Sérgio Roxo, enviado especial ao sul do Pará
30/08/2019 - 06:00

Localizada na divisa entre os municípios de São Félix do Xingu e Altamira, no Pará, a Área de Proteção Ambiental Triunfo do Xingu deveria ser rebatizada - de proteção ambiental não tem nada. Na última semana de agosto, os focos de incêndio ali já eram poucos, mas o rastro de destruição deixado pelo fogo estava por toda parte. Às margens das precárias e empoeiradas estradas, contrastando com áreas ainda com vegetação nativa, apenas o solo preto e árvores retorcidas.

De todas as regiões da Amazônia que arderam ou ainda estão queimando neste ano, nenhuma se compara em tamanho à área visitada por ÉPOCA na última semana de agosto. Um único trecho de 3.730 hectares de floresta, equivalentes a 23 parques Ibirapuera, em São Paulo, ou 31 aterros do Flamengo, no Rio de Janeiro, simplesmente desapareceu. Ele ocupa o 1o lugar no vergonhoso ranking das maiores queimadas de 2019. A derrubada no local provocou a emissão de 111 alertas entre 6 de maio e 29 de julho, segundo dados do Instituto Nacional de Pesquisas Espaciais (Inpe) contabilizados pela ONG MapBiomas. Não por coincidência, a segunda maior área de desmatamento fica na mesma região, a 160 quilômetros de distância.

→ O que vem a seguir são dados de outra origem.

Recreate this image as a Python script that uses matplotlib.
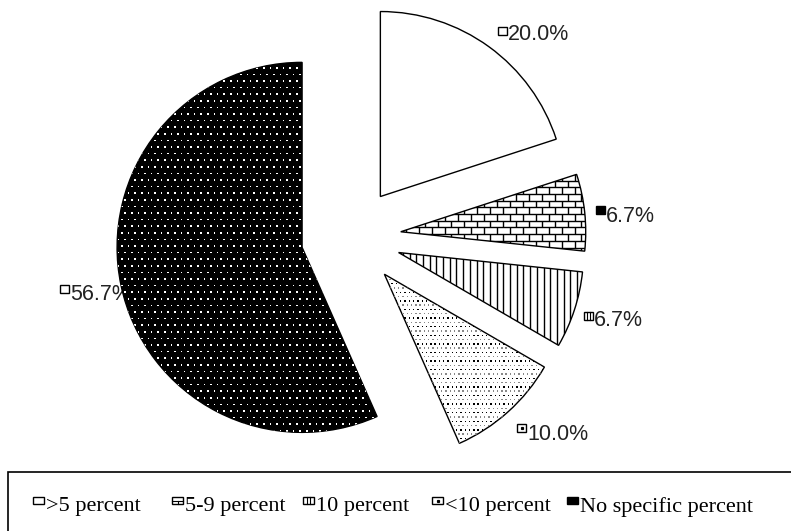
import matplotlib.pyplot as plt
import numpy as np
from matplotlib.patches import Rectangle
from matplotlib.collections import LineCollection

# Share of respondents by target percent
categories = [">5 percent", "5-9 percent", "10 percent", "<10 percent", "No specific percent"]
shares = [20.0, 6.7, 6.7, 10.0, 56.7]
pct_labels = ["20.0%", "6.7%", "6.7%", "10.0%", "56.7%"]

W, H = 791, 531
fig = plt.figure(figsize=(W / 100, H / 100), dpi=100)
ax = fig.add_axes([0, 0, 1, 1])

R = 185
cx, cy = 351, H - 237
wedges, _ = ax.pie(shares, explode=[50] * 5, startangle=90, counterclock=False,
                   center=(cx, cy), radius=R,
                   wedgeprops=dict(linewidth=1.0, edgecolor="black", facecolor="white"))
ax.set_xlim(0, W)
ax.set_ylim(0, H)
ax.set_aspect("equal")
ax.axis("off")


def wedge_box(w):
    x, y = w.center
    return x - R - 5, x + R + 5, y - R - 5, y + R + 5


def brick(w):
    x0, x1, y0, y1 = wedge_box(w)
    step, bw = 6.7, 13.0
    segs = []
    for k, yy in enumerate(np.arange(y0, y1, step)):
        segs.append([(x0, yy), (x1, yy)])
        off = (k % 2) * bw / 2
        for xx in np.arange(x0 + off, x1, bw):
            segs.append([(xx, yy), (xx, yy + step)])
    lc = LineCollection(segs, colors="black", linewidths=1.0)
    ax.add_collection(lc)
    lc.set_clip_path(w)


def vlines(w):
    x0, x1, y0, y1 = wedge_box(w)
    segs = [[(xx, y0), (xx, y1)] for xx in np.arange(x0, x1, 6.7)]
    lc = LineCollection(segs, colors="black", linewidths=1.0)
    ax.add_collection(lc)
    lc.set_clip_path(w)


def dots(w, step, color, size, alt=None):
    x0, x1, y0, y1 = wedge_box(w)
    xs, ys, cs = [], [], []
    for k, yy in enumerate(np.arange(y0, y1, step)):
        off = (k % 2) * step / 2
        for xx in np.arange(x0 + off, x1, step):
            xs.append(xx)
            ys.append(yy)
            cs.append(alt if (alt and k % 2) else color)
    sc = ax.scatter(xs, ys, s=size, c=cs, marker="s", linewidths=0, zorder=3)
    sc.set_clip_path(w)


# fills / textures
brick(wedges[1])
vlines(wedges[2])
dots(wedges[3], 4.3, "black", 1.0, alt="#888888")
wedges[4].set_facecolor("black")
dots(wedges[4], 6.6, "white", 1.3)
for w in wedges:
    w.set_zorder(2)


def key(x, y_top, style, kw=10, kh=8):
    # small key square, x = left edge, y_top = top edge in image pixels
    y = H - y_top - kh
    fc = "black" if style == "black" else "white"
    ax.add_patch(Rectangle((x, y), kw, kh, facecolor=fc, edgecolor="black",
                           linewidth=1.0, zorder=5))
    if style == "brick":
        ax.plot([x, x + kw], [y + kh / 2] * 2, color="black", lw=0.8, zorder=6)
        ax.plot([x + kw / 2] * 2, [y, y + kh / 2], color="black", lw=0.8, zorder=6)
    elif style == "vlines":
        for f in (0.35, 0.65):
            ax.plot([x + kw * f] * 2, [y, y + kh], color="black", lw=0.8, zorder=6)
    elif style == "dots":
        ax.plot([x + kw / 2], [y + kh / 2], marker="s", ms=1.3, color="black", zorder=6)


styles = ["white", "brick", "vlines", "dots", "black"]

# percentage labels: (key x, key top, text centre y) in image pixels
label_pos = [(498, 27, 35), (596, 206, 217), (584, 312, 320), (517, 424, 434), (60, 285, 295)]
label_keys = ["white", "black", "vlines", "dots", "white"]
for (lx, kt, ly), st, txt in zip(label_pos, label_keys, pct_labels):
    key(lx, kt, st, kw=9, kh=8)
    ax.text(lx + 10, H - ly, txt, fontsize=15.5, family="Liberation Sans",
            ha="left", va="center", color="#222222", zorder=1.5)

# legend box along the bottom
ax.add_patch(Rectangle((8, -20), W + 20, H - 472 + 20, facecolor="white",
                       edgecolor="black", linewidth=1.2, zorder=4, clip_on=False))
leg_x = [33, 172, 303, 432, 567]
for lx, st, name in zip(leg_x, styles, categories):
    key(lx, 497, st, kw=11, kh=7)
    ax.text(lx + 13, H - 507, name, fontsize=16, family="Liberation Serif",
            ha="left", va="center", zorder=6)

fig.savefig("out.png", dpi=100)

O caminho para chegar ao ponto mais desmatado da Amazônia começa em São Félix do Xingu, município de menos de 130 mil habitantes. Do centro da cidade, uma balsa leva meia hora para cruzar o Rio Xingu. Na terça-feira 27, fazendeiros e funcionários de propriedades locais aproveitavam o tempo de travessia para comentar o noticiário. A influência do discurso do presidente Jair Bolsonaro se fazia ouvir. "O povo das ONGs está queimando tudo aí para cima", dizia um homem com correntes de ouro nos braços e sotaque nordestino, propagando a acusação sem provas apresentada pelo presidente na semana anterior. Nenhum dos presentes fez comentário.

O mecanismo do desmatamento não é segredo para ninguém naquele ponto do Pará - e não há histórico de crimes ambientais cometidos por organizações não governamentais voltadas para a preservação da floresta. Nessa região, as árvores desaparecem e dão lugar a pasto.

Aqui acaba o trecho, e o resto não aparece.